The appreciation has come in small doses for Bartlett this season, but the unassuming shortstop prefers it that way. He hit .286 this season, drove in 37 runs and homered once. Remarkably, that performance was enough for local Tampa sportswriters to vote Bartlett -- not third baseman Evan Longoria or pitcher James Shields or first baseman Carlos Pena -- as the team's MVP.
"I got the chills," Bartlett said. "I couldn't believe it.
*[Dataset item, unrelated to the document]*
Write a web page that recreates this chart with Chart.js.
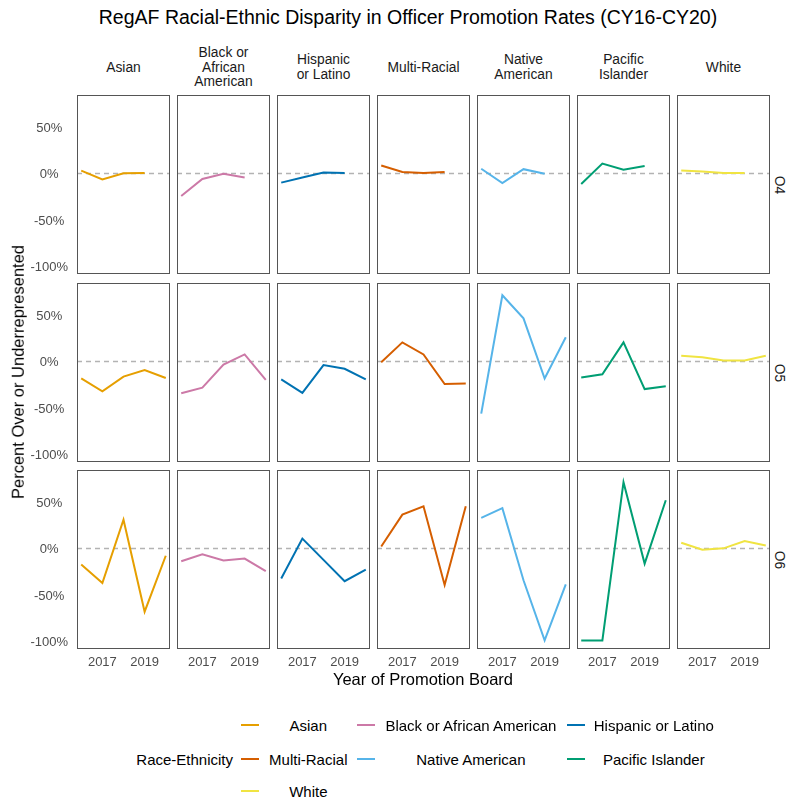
<!DOCTYPE html>
<html>
<head>
<meta charset="utf-8">
<title>RegAF Racial-Ethnic Disparity in Officer Promotion Rates</title>
<script src="https://cdn.jsdelivr.net/npm/chart.js@4.4.1/dist/chart.umd.min.js"></script>
<style>
  html, body { margin: 0; padding: 0; background: #fff; }
  #fig { position: relative; width: 789px; height: 800px; font-family: "Liberation Sans", Arial, sans-serif; color: #1a1a1a; overflow: hidden; }
  #fig canvas { position: absolute; }
  .txt { position: absolute; white-space: nowrap; line-height: 1; }
  .title { font-size: 19.5px; color: #000; left: 408px; top: 8px; transform: translateX(-50%); }
  .strip { font-size: 13.8px; line-height: 14.6px; text-align: center; transform: translate(-50%, -50%); }
  .rowlab { font-size: 13.8px; writing-mode: vertical-rl; transform: translate(-50%, -50%); }
  .axtitle { font-size: 16.5px; color: #000; }
  .legtxt { font-size: 15px; color: #000; transform: translate(-50%, -50%); }
  .legkey { position: absolute; height: 2px; width: 18px; }
</style>
</head>
<body>
<div id="fig"></div>
<script>
// ---- data -------------------------------------------------------------
const years = [2016, 2017, 2018, 2019, 2020];
const raceGroups = ['Asian', 'Black or African American', 'Hispanic or Latino',
  'Multi-Racial', 'Native American', 'Pacific Islander', 'White'];
const stripLabels = [['Asian'], ['Black or', 'African', 'American'], ['Hispanic', 'or Latino'],
  ['Multi-Racial'], ['Native', 'American'], ['Pacific', 'Islander'], ['White']];
const grades = ['O4', 'O5', 'O6'];
const raceColors = ['#E69F00', '#CC79A7', '#0072B2', '#D55E00', '#56B4E9', '#009E73', '#F0E442'];
const yTickValues = [-100, -50, 0, 50];
const xTickValues = [2017, 2019];

// percent over (+) or under (-) represented, one row per race group, CY16..CY20
const o4Disparity = [
  [2.5, -7, -0.5, 0, null],
  [-25, -6.5, -1, -5, null],
  [-10.5, -5, 0.5, 0, null],
  [8, 1, 0, 1, null],
  [4.5, -11, 4, -1, null],
  [-12, 10, 3.5, 7.5, null],
  [2.5, 1.5, 0, 0, null]
];
const o5Disparity = [
  [-19, -33, -17, -10, -18.5],
  [-35, -29, -4, 7, -20.5],
  [-20, -34.5, -4.5, -8.5, -20],
  [-1.5, 20, 7, -25, -24.5],
  [-57, 71, 46, -19, 25.5],
  [-18, -14.5, 20, -30.5, -27.5],
  [5.5, 4, 0.5, 0.5, 5.5]
];
const o6Disparity = [
  [-18, -38, 30.5, -69, -8.5],
  [-14.5, -7, -13.5, -11.5, -25],
  [-33, 10, -13, -36, -23.5],
  [1.5, 36, 45, -40, 45],
  [32.5, 43, -35, -100, -39.5],
  [-100, -100, 71, -17, 51.5],
  [5.5, -2, -0.5, 7.5, 2.5]
];
const disparityByGrade = [o4Disparity, o5Disparity, o6Disparity];

// ---- layout -------------------------------------------------------------
const PANEL_X0 = 77, PANEL_DX = 100, PANEL_W = 93;
const PANEL_TOPS = [95, 283, 470], PANEL_H = 179;
const Y_AXIS_W = 77, X_AXIS_H = 30;
const Y_MIN = -109.3, Y_MAX = 84.2, X_MIN = 2015.8, X_MAX = 2020.2;
const TICK_FONT = { family: '"Liberation Sans", Arial, sans-serif', size: 13 };

const fig = document.getElementById('fig');

function addText(cls, html, css) {
  const el = document.createElement('div');
  el.className = 'txt ' + cls;
  el.innerHTML = html;
  Object.assign(el.style, css || {});
  fig.appendChild(el);
  return el;
}

// keep every panel's plotting area the same size, whatever its tick labels
function fixScaleSize(size, shown, isVertical) {
  return s => {
    if (isVertical) s.width = shown ? size : 0; else s.height = shown ? size : 0;
    s.paddingTop = 0; s.paddingBottom = 0; s.paddingLeft = 0; s.paddingRight = 0;
  };
}

// dashed reference line at 0% and the panel frame
const panelDecor = {
  id: 'panelDecor',
  beforeDatasetsDraw(chart) {
    const { ctx, chartArea: a, scales } = chart;
    const y0 = Math.round(scales.y.getPixelForValue(0)) + 0.5;
    ctx.save();
    ctx.strokeStyle = '#b3b3b3';
    ctx.lineWidth = 1.3;
    ctx.setLineDash([5, 4]);
    ctx.beginPath();
    ctx.moveTo(a.left, y0);
    ctx.lineTo(a.right, y0);
    ctx.stroke();
    ctx.restore();
  },
  afterDatasetsDraw(chart) {
    const { ctx, chartArea: a } = chart;
    ctx.save();
    ctx.strokeStyle = '#555555';
    ctx.lineWidth = 1;
    ctx.strokeRect(a.left + 0.5, a.top + 0.5, a.right - a.left - 1, a.bottom - a.top - 1);
    ctx.restore();
  }
};

grades.forEach((grade, r) => {
  raceGroups.forEach((race, c) => {
    const isLeft = c === 0;
    const isBottom = r === grades.length - 1;
    const cv = document.createElement('canvas');
    const w = PANEL_W + (isLeft ? Y_AXIS_W : 0);
    const h = PANEL_H + (isBottom ? X_AXIS_H : 0);
    cv.width = w; cv.height = h;
    cv.style.width = w + 'px'; cv.style.height = h + 'px';
    cv.style.left = (PANEL_X0 + PANEL_DX * c - (isLeft ? Y_AXIS_W : 0)) + 'px';
    cv.style.top = PANEL_TOPS[r] + 'px';
    fig.appendChild(cv);

    const values = disparityByGrade[r][c];
    const points = years.map((yr, i) => ({ x: yr, y: values[i] })).filter(p => p.y !== null);

    new Chart(cv, {
      type: 'line',
      data: {
        datasets: [{
          label: race,
          data: points,
          borderColor: raceColors[c],
          backgroundColor: raceColors[c],
          borderWidth: 2,
          pointRadius: 0,
          tension: 0,
          fill: false
        }]
      },
      options: {
        responsive: false,
        animation: false,
        devicePixelRatio: 1,
        layout: { padding: 0, autoPadding: false },
        plugins: { legend: { display: false }, tooltip: { enabled: false } },
        scales: {
          x: {
            type: 'linear', min: X_MIN, max: X_MAX, display: isBottom,
            grid: { display: false, drawTicks: false }, border: { display: false },
            afterBuildTicks: s => { s.ticks = xTickValues.map(v => ({ value: v })); },
            afterFit: fixScaleSize(X_AXIS_H, isBottom, false),
            ticks: { font: TICK_FONT, color: '#4d4d4d', padding: 6, maxRotation: 0, autoSkip: false,
                     callback: v => String(v) }
          },
          y: {
            type: 'linear', min: Y_MIN, max: Y_MAX, display: isLeft,
            grid: { display: false, drawTicks: false }, border: { display: false },
            afterBuildTicks: s => { s.ticks = yTickValues.map(v => ({ value: v })); },
            afterFit: fixScaleSize(Y_AXIS_W, isLeft, true),
            ticks: { font: TICK_FONT, color: '#4d4d4d', padding: 9, crossAlign: 'center', labelOffset: 2,
                     autoSkip: false, callback: v => v + '%' }
          }
        }
      },
      plugins: [panelDecor]
    });
  });
});

// ---- text -----------------------------------------------------------------
addText('title', 'RegAF Racial-Ethnic Disparity in Officer Promotion Rates (CY16-CY20)');

stripLabels.forEach((lines, c) => {
  addText('strip', lines.join('<br>'), {
    left: (PANEL_X0 + PANEL_DX * c + PANEL_W / 2) + 'px', top: '68px'
  });
});

grades.forEach((g, r) => {
  addText('rowlab', g, { left: '779px', top: (PANEL_TOPS[r] + PANEL_H / 2) + 'px' });
});

addText('axtitle', 'Year of Promotion Board', { left: '423px', top: '679px', transform: 'translate(-50%, -50%)' });
addText('axtitle', 'Percent Over or Underrepresented', { left: '18px', top: '372px', transform: 'translate(-50%, -50%) rotate(-90deg)' });

// ---- legend ---------------------------------------------------------------
const legendRows = [725, 759, 791];
const legendKeyX = [241, 357, 567];
const legendTextX = [308.3, 470.9, 653.8];
addText('legtxt', 'Race-Ethnicity', { left: '184.7px', top: legendRows[1] + 'px' });
raceGroups.forEach((race, i) => {
  const row = Math.floor(i / 3), col = i % 3;
  const key = document.createElement('div');
  key.className = 'legkey';
  key.style.left = legendKeyX[col] + 'px';
  key.style.top = (legendRows[row] - 1) + 'px';
  key.style.background = raceColors[i];
  fig.appendChild(key);
  addText('legtxt', race, { left: legendTextX[col] + 'px', top: legendRows[row] + 'px' });
});
</script>
</body>
</html>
I worked so hard this year, and for something like that to happen for me was just an awesome feeling."
To his teammates, it was no surprise.
"It's funny, if you were to go off the top of your head, 'Who is your MVP this season?' you'd have to think about it," designated hitter Jonny Gomes said. "But if they were to hand you a ballot and [you] see Jason's name, it's a no-brainer because he's so even-keel."
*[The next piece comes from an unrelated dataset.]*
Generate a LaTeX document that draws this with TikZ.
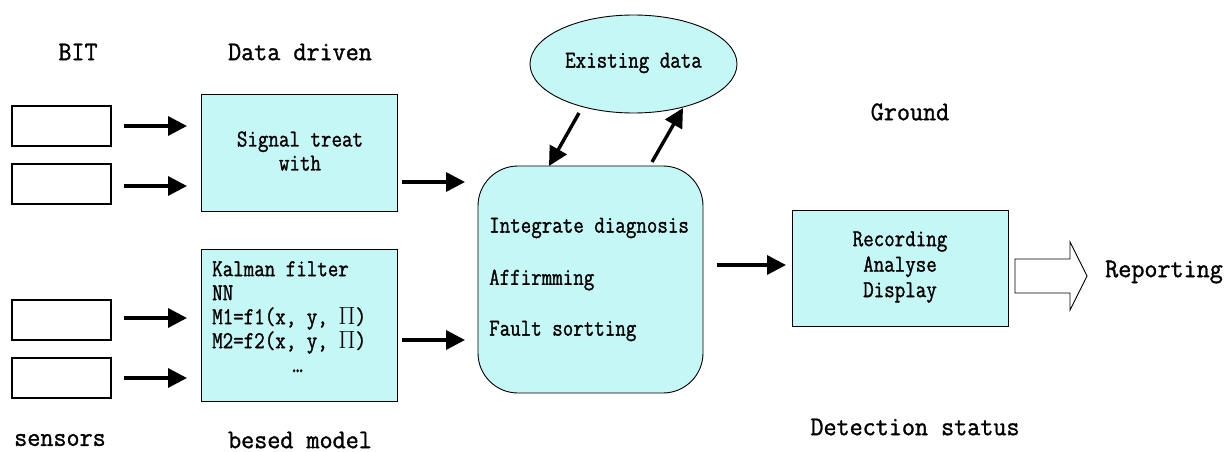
\documentclass[tikz,border=0pt]{standalone}
\usepackage{fontspec}
\setmainfont{Latin Modern Mono}
\newfontfamily\headfont{Latin Modern Mono}[FakeStretch=0.94,FakeBold=1.2]
\newfontfamily\innerfont{Latin Modern Mono}[FakeStretch=0.84,FakeBold=1.2]
\usetikzlibrary{arrows.meta,shapes.geometric}
\definecolor{boxfill}{HTML}{C6F7F7}
\tikzset{
  px/.style={x=1pt,y=-1pt},
  smallbox/.style={draw,line width=1.2pt,minimum width=99pt,minimum height=40pt,inner sep=0pt},
  cyanbox/.style={draw,line width=0.9pt,fill=boxfill,inner sep=0pt},
  bigtxt/.style={font=\headfont\fontsize{27}{30}\selectfont,inner sep=0pt},
  intxt/.style={font=\innerfont\fontsize{24.3}{24}\selectfont,inner sep=0pt},
  flow/.style={line width=3.4pt,-{Triangle[length=19pt,width=19pt]}},
}
\begin{document}
\begin{tikzpicture}[px]
\useasboundingbox (0,0) rectangle (1228,452);
% headings
\node[bigtxt] (bit) at (78,52) {BIT};
\node[bigtxt] (dd) at (300,52) {Data driven};
\node[bigtxt] (sens) at (60,440) {sensors};
\node[bigtxt] (bm) at (300,440) {besed model};
\node[bigtxt] (gr) at (910,112) {Ground};
\node[bigtxt] (det) at (915,427) {Detection status};
% small input boxes
\node[smallbox] (s1) at (61.5,126) {};
\node[smallbox] (s2) at (61.5,184) {};
\node[smallbox] (s3) at (61.5,320) {};
\node[smallbox] (s4) at (61.5,378) {};
% process boxes
\node[cyanbox,minimum width=196pt,minimum height=117pt] (sig) at (299,152.5) {};
\node[intxt,align=center] (sigt) at (300,151) {Signal treat\\with};
\node[cyanbox,minimum width=196pt,minimum height=152pt] (mod) at (299,325) {};
\node[intxt,align=left,anchor=north west,font=\innerfont\fontsize{24.3}{24}\selectfont] (modt) at (212,261) {Kalman filter\\NN\\M1=f1(x, y, $\Pi$)\\M2=f2(x, y, $\Pi$)\\\hspace*{3.3em}\dots};
% integrate box
\node[cyanbox,rounded corners=40pt,minimum width=225pt,minimum height=227pt] (int) at (590.5,279.5) {};
\node[intxt,anchor=west] (i1) at (489,228) {Integrate diagnosis};
\node[intxt,anchor=west] (i2) at (489,280) {Affirmming};
\node[intxt,anchor=west] (i3) at (489,331) {Fault sortting};
% ellipse
\node[cyanbox,ellipse,minimum width=207pt,minimum height=98pt] (ex) at (633.5,64) {};
\node[intxt] (ext) at (633.5,63) {Existing data};
% recording box
\node[cyanbox,minimum width=216pt,minimum height=116pt] (rec) at (900,268) {};
\node[intxt,align=center,font=\innerfont\fontsize{24.3}{25.5}\selectfont] (rect) at (900,267) {Recording\\Analyse\\Display};
% reporting
\node[bigtxt,anchor=west] (rep) at (1105,272) {Reporting};
% arrow helpers
\coordinate (a1s) at (124,126); \coordinate (a1e) at (187,126);
\coordinate (a2s) at (124,186); \coordinate (a2e) at (187,186);
\coordinate (a3s) at (124,318); \coordinate (a3e) at (187,318);
\coordinate (a4s) at (124,378); \coordinate (a4e) at (187,378);
\coordinate (b1s) at (402,182); \coordinate (b1e) at (465,182);
\coordinate (b2s) at (402,340); \coordinate (b2e) at (465,340);
\coordinate (cs) at (717,265); \coordinate (ce) at (786,265);
\coordinate (d1s) at (579,113); \coordinate (d1e) at (549,166);
\coordinate (d2s) at (652,162); \coordinate (d2e) at (683,108);
\draw[flow] (a1s) -- (a1e);
\draw[flow] (a2s) -- (a2e);
\draw[flow] (a3s) -- (a3e);
\draw[flow] (a4s) -- (a4e);
\draw[flow] (b1s) -- (b1e);
\draw[flow] (b2s) -- (b2e);
\draw[flow] (cs) -- (ce);
\draw[flow] (d1s) -- (d1e);
\draw[flow] (d2s) -- (d2e);
% block arrow
\draw[line width=0.9pt,fill=white] (1015,259) -- (1070,259) -- (1070,242) -- (1087,276) -- (1070,310) -- (1070,293) -- (1015,293) -- cycle;
\end{tikzpicture}
\end{document}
That was a typical description of Bartlett, who's 2-for-3 with two walks and an RBI in the first two games of this World Series. Others have described him as quiet, professional, funny and dependable. He's also incredibly reliable on defense and forms a solid double-play combination with second baseman Akinori Iwamura that makes the entire team feel at ease. He did so despite a language barrier between the two.
"You feel so comfortable, you feel so confident knowing you can throw a strike behind in the count," Scott Kazmir said about having Bartlett play behind him. "It's not just Bartlett, [but] with 'Aki,' that combination just pretty much seals up the middle infield."
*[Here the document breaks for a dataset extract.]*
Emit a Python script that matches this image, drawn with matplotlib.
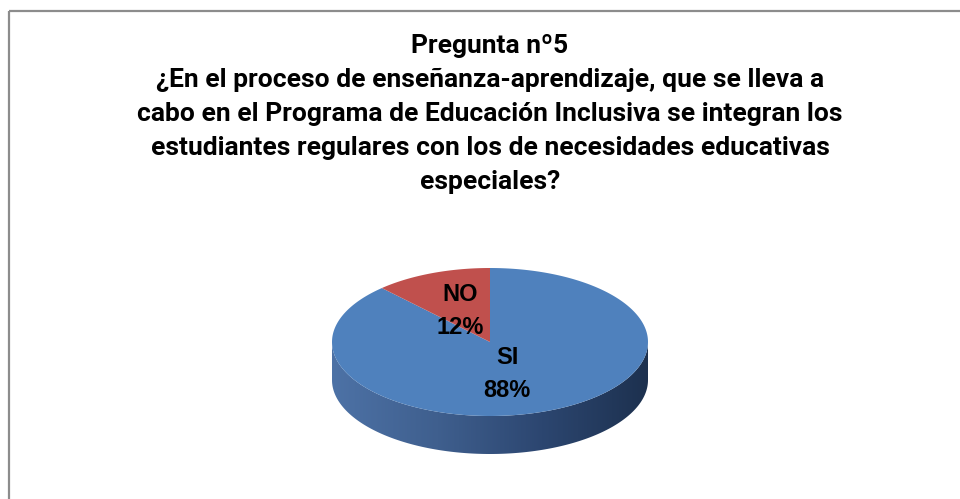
import numpy as np
import matplotlib.pyplot as plt
from matplotlib.patches import Polygon, Rectangle
from matplotlib.colors import LinearSegmentedColormap

W, H = 960, 499

labels = ["SI", "NO"]
values = [88, 12]
colors = ["#4f81bd", "#c0504d"]

title = ("Pregunta nº5\n"
         "¿En el proceso de enseñanza-aprendizaje, que se lleva a\n"
         "cabo en el Programa de Educación Inclusiva se integran los\n"
         "estudiantes regulares con los de necesidades educativas\n"
         "especiales?")

# pie geometry (pixels)
CX, CY = 490, 342
RX, RY = 158, 74
DEPTH = 38


def ell(t):
    return CX + RX * np.cos(t), CY - RY * np.sin(t)


fig = plt.figure(figsize=(W / 100, H / 100), dpi=100)
ax = fig.add_axes([0, 0, 1, 1])
ax.set_xlim(0, W)
ax.set_ylim(H, 0)
ax.axis("off")

ax.add_patch(Rectangle((8.5, 11), W, H, fill=False, ec="#8c8c8c", lw=1.6))

# side of the cylinder (front half)
t = np.linspace(np.pi, 2 * np.pi, 200)
x, y = ell(t)
side = np.vstack([np.column_stack([x, y]), np.column_stack([x[::-1], y[::-1] + DEPTH])])
side_patch = Polygon(side, closed=True, fc="none", ec="none")
ax.add_patch(side_patch)
cmap = LinearSegmentedColormap.from_list("side", ["#4d72a6", "#3f5f8e", "#2c4670", "#1d314f"])
grad = np.linspace(0, 1, 256).reshape(1, -1)
im = ax.imshow(grad, cmap=cmap, extent=[CX - RX, CX + RX, CY + RY + DEPTH, CY - 5],
               aspect="auto", zorder=2)
im.set_clip_path(side_patch)

# top face, slices counter-clockwise from 12 o'clock: NO first, SI fills the rest
fracs = np.array(values) / sum(values)
starts = {"NO": 90.0, "SI": 90.0 + 360 * fracs[1]}
spans = {"SI": 360 * fracs[0], "NO": 360 * fracs[1]}
for lab, col in zip(labels, colors):
    a = np.radians(np.linspace(starts[lab], starts[lab] + spans[lab], 300))
    px, py = ell(a)
    pts = np.vstack([[CX, CY], np.column_stack([px, py])])
    ax.add_patch(Polygon(pts, closed=True, fc=col, ec="none", zorder=3))

lab_font = dict(family=["Liberation Sans", "DejaVu Sans"], fontweight="bold", fontsize=17,
                color="black", ha="center", va="center", zorder=4, linespacing=1.6)
ax.text(460, 311, "NO\n12%", **lab_font)
ax.text(507, 374, "SI\n88%", **lab_font)

fig.text(490 / W, 1 - 34 / H, title, ha="center", va="top",
         family=["Roboto", "Liberation Sans", "DejaVu Sans"],
         fontweight="bold", fontsize=19, linespacing=1.52)

fig.savefig("out.png", dpi=100)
Added Gomes: "It's weird, because he's real quiet and to himself and he doesn't show a lot of emotions. It's almost like an even keel all day, all night. He's just a real, true professional. Just perfect characteristics you'd want in a player for a shortstop.
"With him playing in the middle of the field, his emotions are read by everybody."
Bartlett wasn't the headliner in the deal that brought him to the Rays from Minnesota this past winter, a trade that was more about the arrival of pitcher Matt Garza to Tampa. That didn't matter to Bartlett, who will turn 29 on Thursday. All he cared about was showing up and doing his job.
"Since day one of spring training, they told me they wanted me to take control with 'Aki' over there," Bartlett said. "I have to be vocal and take control, and I like it. I've grown accustomed to it, and I like that role."
Bartlett said that when he played for the Twins, manager Ron Gardenhire had sent him down to the minor leagues and asked him to work on his communication skills with teammates. Gardenhire wanted Bartlett to be more of a leader; he wanted him to be able to captain the infield.
"His personality made him a leader," former Twins teammate Kevin Slowey wrote in a text message. "Not loud or verbose, but very consistent and honest. His even-keeled nature had a tendency to keep the clubhouse balanced, which is incredibly difficult to do over the course of a long season."
Bartlett has quietly carried that nature over to the Rays. He's been hitting in the ninth slot these first two World Series games. (He became the first position player in Series history to go exactly 2-for-2 from the 9-hole in a win.) He's only about 185 pounds and looks even smaller in person, and he speaks in almost a hushed tone. But he's widely respected, even by Phillies manager Charlie Manuel. When Manuel was asked whether it was a sure thing that he would take out ace Cole Hamels after seven innings, Manuel pointed to Bartlett as one of the main reasons -- even though he couldn't recall his name.
"Actually I wanted to What's the shortstop's name? Bartlett? [Hamels] had walked him twice. And I wanted to put [Ryan] Madson in, who has been throwing real good, on those guys. But also Madson I would have used him in the eighth inning. But the big reason was because of who was leading off."
Perhaps the opposing manager can't remember his name. And maybe most people in America can't pick him out of a lineup. But Jason Bartlett just won them all a free taco. More importantly, he's done it all while helping his team draw even in this World Series.